Her touch caused me to lose the chain of my thoughts for a moment, and then I shrugged. I was watching Anne. ‘I saw him run at Poitiers. In truth, if he had stood his ground, I think his father would have finished us.’

And I thought of the terrified man we’d seen at the Louvre in fifty-eight. Remember, Geoffrey?

Aye.

But the others wouldn’t have it, that a king could be a coward.

We were having this conversation, and it led to another about Poitiers, and two young Scottish priests joined us. I remember all this because I wasn’t too drunk, and since they were bound for Scotland, I thought of Kenneth’s letters, and I rose, bowed, and ran to the Hospital.

And this whole incident only stays in my head because three men tried to rob me. I probably looked unarmed, and because I was running I looked like easy prey.

I had gone to the Hospital and bounded up the steps, barging into Fra Peter in his robes. He grinned.

‘I’ve found some Scottish priests,’ I said, as if that excused everything.

He went off to hear Mass, and I went to my little cell. I collected the letters and jogged out the gate, down the same alley …

I saw the movement out of the corner of my right eye.

The smaller one had a heavy dagger in his right fist, point down, the way most men use a dagger, and he thrust at my head as he leaped. But he’d played this game before — he was a leering bastard with scars, and I saw all that by the flicker of the torches on the Hospital gate.
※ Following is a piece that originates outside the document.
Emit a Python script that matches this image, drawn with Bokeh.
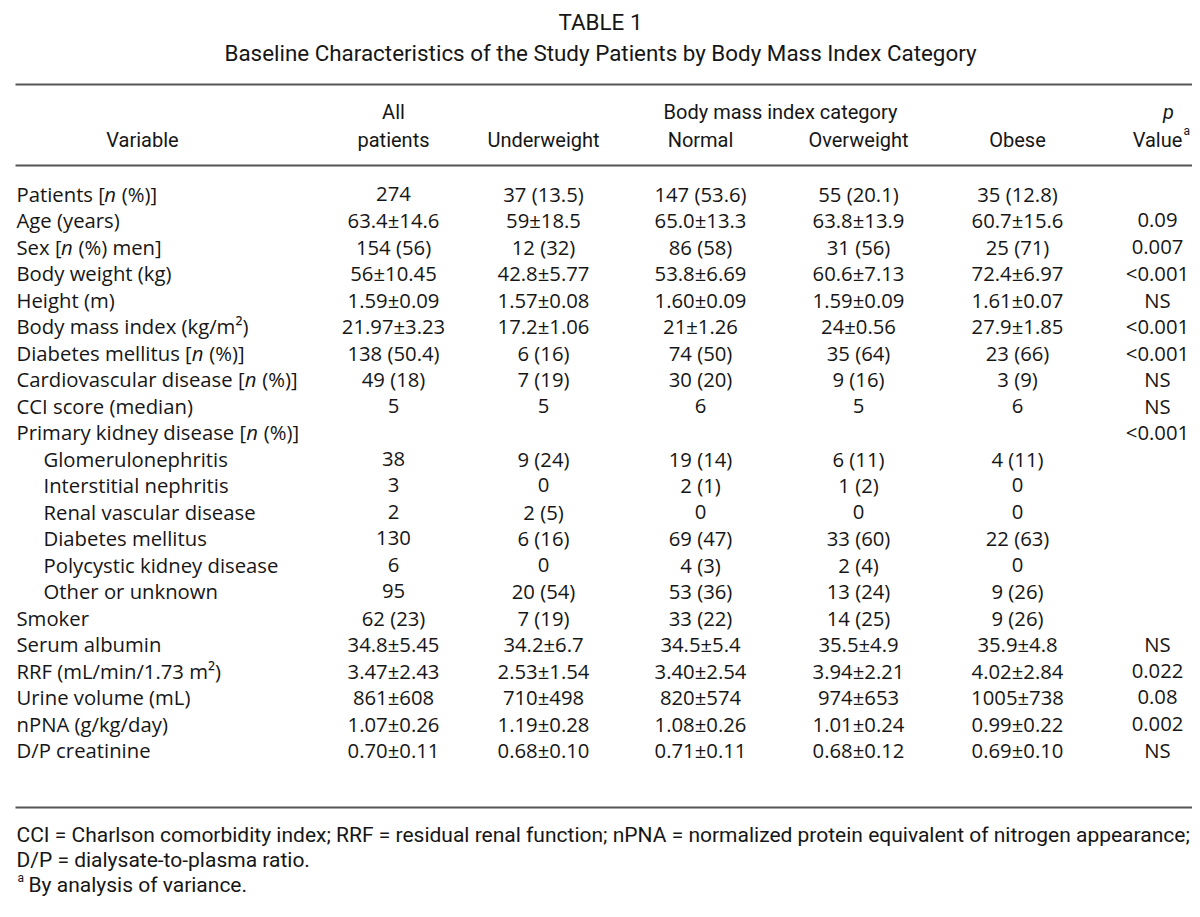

As I ducked and pivoted to face him, I raised my left hand to ward the blow, and he flowed around it, changing his blow to the other side, a backhand, descending blow at my right temple.

And four weeks practice on the road paid off in one heartbeat.

Unbidden, my right hand rose and covered his right wrist as my left hand passed close to my face, warding me from his point, and in fact he struck his point into the palm of my right hand because I was slow and it was dark, but I was already flowing on, ignoring the pain. My right hand gripped his, and my left rose, the point slipped out of my flesh, and I grabbed the blade and pushed at it, my fingers clumsy with blood and pain, but the grapple on his right wrist and the turning motion did its work and he let go the dagger as I spun him out and to my left, passing my left foot behind his, breaking his arm at the elbow and then throwing him to the ground, a foot on his arm, and his own dagger into his throat.

But there were three of them.

The other two had hung back, and I didn’t go to the ground with the small man, but killed him with my back straight and my head up, so I saw the next pair come.

They had cudgels.

Cudgels are not to be spat on, friends. A stout oak branch can break a sword or turn a spear, and a strong man can break your arm right through your harness or break your head. Two big men with cudgels are long odds.